A telephonic communication service is working at a carrier frequency of 10 GHz. Only 10% of it is utilized for transmission. How many telephonic channels can be transmitted simultaneously if each channel requires a bandwidth of 5 kHz?

We have a carrier frequency of $$f_c = 10 \text{ GHz}$$. Converting gigahertz to hertz, we multiply by $$10^9$$, so $$f_c = 10 \times 10^9 \text{ Hz}$$.

Only 10% of this carrier frequency is actually used as the transmission bandwidth. Writing 10% as the decimal $$0.10$$, the available bandwidth becomes

$$B = 0.10 \times f_c = 0.10 \times 10 \times 10^9 \text{ Hz} = 1 \times 10^9 \text{ Hz}.$$

Thus the service can exploit a total bandwidth of $$1 \text{ GHz}$$ (since $$1 \text{ GHz} = 10^9 \text{ Hz}$$).

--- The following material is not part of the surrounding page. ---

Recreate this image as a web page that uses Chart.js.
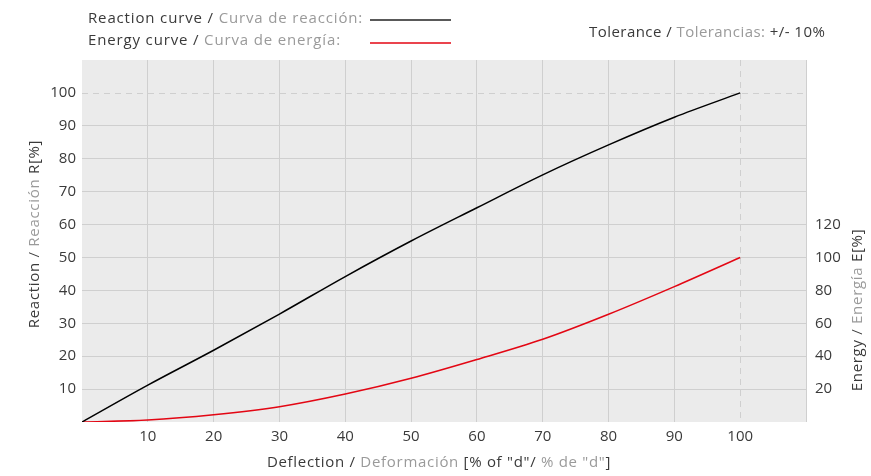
<!DOCTYPE html>
<html>
<head>
<meta charset="utf-8">
<script src="https://cdn.jsdelivr.net/npm/chart.js@4.4.1/dist/chart.umd.min.js"></script>
<style>
	html, body { margin: 0; padding: 0; background: #fff; }
	#cadre { width: 871px; height: 476px; }
</style>
</head>
<body>
<div id="cadre"><canvas id="graphique-courbes"></canvas></div>
<script>
// Valeurs de la courbe (déformation en % de "d")
const deflection = [0, 10, 20, 30, 40, 50, 60, 70, 80, 90, 100];
const reaction = [0, 11.2, 21.8, 32.8, 44.2, 55, 65.1, 75.1, 84.2, 92.6, 100];
const energy = [0, 1.2, 4.4, 9.3, 17, 26.6, 38, 50.3, 65.5, 82.3, 100];

// Graduations affichées
const xTicks = [10, 20, 30, 40, 50, 60, 70, 80, 90, 100];
const reactionTicks = [10, 20, 30, 40, 50, 60, 70, 80, 90, 100];
const energyTicks = [20, 40, 60, 80, 100, 120];

const sombre = "#3a3a3a";
const clair = "#9a9a9a";
const police = "'Open Sans', sans-serif";

Chart.defaults.font.family = police;
Chart.defaults.font.size = 15;
Chart.defaults.color = sombre;

// Ecrit un texte en plusieurs morceaux de couleurs différentes
function ecrire(ctx, morceaux, x, y, align, espace) {
	ctx.font = "15px " + police;
	ctx.letterSpacing = espace || "0.7px";
	ctx.textBaseline = "middle";
	ctx.textAlign = "left";
	let total = 0;
	for (let m of morceaux) total += ctx.measureText(m[0]).width;
	let depart = x;
	if (align === "center") depart = x - total / 2;
	if (align === "right") depart = x - total;
	for (let m of morceaux) {
		ctx.fillStyle = m[1];
		ctx.fillText(m[0], depart, y);
		depart += ctx.measureText(m[0]).width;
	}
	ctx.letterSpacing = "0px";
}

// Fond gris de la zone de tracé + lignes pointillées à 100
const fondEtRepères = {
	id: "fondEtReperes",
	beforeDraw(chart) {
		const { ctx, chartArea } = chart;
		ctx.save();
		ctx.fillStyle = "#ebebeb";
		ctx.fillRect(chartArea.left, chartArea.top, chartArea.right - chartArea.left, chartArea.bottom - chartArea.top);
		ctx.restore();
	},
	beforeDatasetsDraw(chart) {
		const { ctx, chartArea, scales } = chart;
		const x100 = Math.round(scales.x.getPixelForValue(100)) + 0.5;
		const y100 = Math.round(scales.y.getPixelForValue(100)) + 0.5;
		ctx.save();
		ctx.strokeStyle = "#cfcfcf";
		ctx.lineWidth = 1;
		ctx.setLineDash([6, 5]);
		ctx.beginPath();
		ctx.moveTo(chartArea.left, y100);
		ctx.lineTo(chartArea.right, y100);
		ctx.moveTo(x100, chartArea.top);
		ctx.lineTo(x100, chartArea.bottom);
		ctx.stroke();
		ctx.restore();
	},
	afterDraw(chart) {
		const ctx = chart.ctx;
		ctx.save();

		// légende en haut
		ecrire(ctx, [["Reaction curve / ", sombre], ["Curva de reacción:", clair]], 88, 19, "left", "0.85px");
		ecrire(ctx, [["Energy curve / ", sombre], ["Curva de energía:", clair]], 88, 41, "left", "0.85px");
		ctx.lineWidth = 1.5;
		ctx.strokeStyle = "#222";
		ctx.beginPath();
		ctx.moveTo(370, 20);
		ctx.lineTo(451, 20);
		ctx.stroke();
		ctx.strokeStyle = "#e30613";
		ctx.beginPath();
		ctx.moveTo(370, 43);
		ctx.lineTo(451, 43);
		ctx.stroke();

		ecrire(ctx, [["Tolerance / ", sombre], ["Tolerancias: ", clair], ["+/- 10%", sombre]], 589, 33, "left", "0.45px");

		// titres des axes
		ecrire(ctx, [["Deflection / ", sombre], ["Deformación ", clair], ["[% of \"d\"/ ", sombre], ["% de \"d\"", clair], ["]", sombre]], 439, 463, "center");

		ctx.save();
		ctx.translate(35, 234);
		ctx.rotate(-Math.PI / 2);
		ecrire(ctx, [["Reaction / ", sombre], ["Reacción ", clair], ["R[%]", sombre]], 0, 0, "center");
		ctx.restore();

		ctx.save();
		ctx.translate(858, 310);
		ctx.rotate(-Math.PI / 2);
		ecrire(ctx, [["Energy / ", sombre], ["Energía ", clair], ["E[%]", sombre]], 0, 0, "center");
		ctx.restore();

		ctx.restore();
	}
};

function couleurGrille(context) {
	const v = context.tick ? context.tick.value : null;
	if (v === 0 || v === 100) return "rgba(0,0,0,0)";
	if (context.scale.axis === "y" && v === 110) return "rgba(0,0,0,0)";
	return "#cfcfcf";
}

const config = {
	type: "line",
	data: {
		labels: deflection,
		datasets: [{
			label: "Reaction curve",
			data: deflection.map((d, i) => ({ x: d, y: reaction[i] })),
			borderColor: "#000",
			borderWidth: 1.5,
			pointRadius: 0,
			cubicInterpolationMode: "monotone",
			yAxisID: "y",
		}, {
			label: "Energy curve",
			data: deflection.map((d, i) => ({ x: d, y: energy[i] })),
			borderColor: "#e30613",
			borderWidth: 1.5,
			pointRadius: 0,
			cubicInterpolationMode: "monotone",
			yAxisID: "y2",
		}],
	},
	options: {
		responsive: true,
		maintainAspectRatio: false,
		animation: false,
		layout: { padding: { top: 60, left: 0, right: 0, bottom: 0 } },
		plugins: {
			legend: { display: false },
			tooltip: { enabled: false },
		},
		scales: {
			x: {
				type: "linear",
				min: 0,
				max: 110,
				border: { display: false },
				grid: { color: couleurGrille, drawTicks: false },
				ticks: {
					stepSize: 10,
					padding: 6,
					maxRotation: 0,
					callback: v => xTicks.includes(v) ? v : "",
				},
				afterFit: s => { s.height = 54; },
			},
			y: {
				position: "left",
				min: 0,
				max: 110,
				border: { display: false },
				grid: { color: couleurGrille, drawTicks: false },
				ticks: {
					stepSize: 10,
					padding: 6,
					callback: v => reactionTicks.includes(v) ? v : "",
				},
				afterFit: s => { s.width = 82; },
			},
			y2: {
				position: "right",
				min: 0,
				max: 220,
				border: { display: false },
				grid: { display: false, drawTicks: false },
				ticks: {
					stepSize: 20,
					padding: 9,
					callback: v => energyTicks.includes(v) ? v : "",
				},
				afterFit: s => { s.width = 65; },
			},
		},
	},
	plugins: [fondEtRepères],
};

const graphique = new Chart(document.querySelector("#graphique-courbes"), config);
</script>
</body>
</html>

Each telephonic channel needs $$5 \text{ kHz}$$ of bandwidth. Using $$1 \text{ kHz} = 10^3 \text{ Hz}$$, this requirement is

$$\text{Bandwidth per channel} = 5 \times 10^3 \text{ Hz}.$$

The number of channels that can fit into the total bandwidth is found by simple division:

$$N = \frac{B}{\text{Bandwidth per channel}}.$$

Substituting the values, we get

$$N = \frac{1 \times 10^9}{5 \times 10^3}.$$

First we handle the powers of ten: $$\frac{10^9}{10^3} = 10^{9-3} = 10^6.$$ The expression simplifies to

$$N = \frac{1}{5} \times 10^6.$$

Now, $$\frac{1}{5} = 0.2$$, and $$0.2 \times 10^6 = 2 \times 10^5.$$

Therefore, the total number of telephonic channels that can be transmitted simultaneously is

$$N = 2 \times 10^5.$$

Hence, the correct answer is Option D.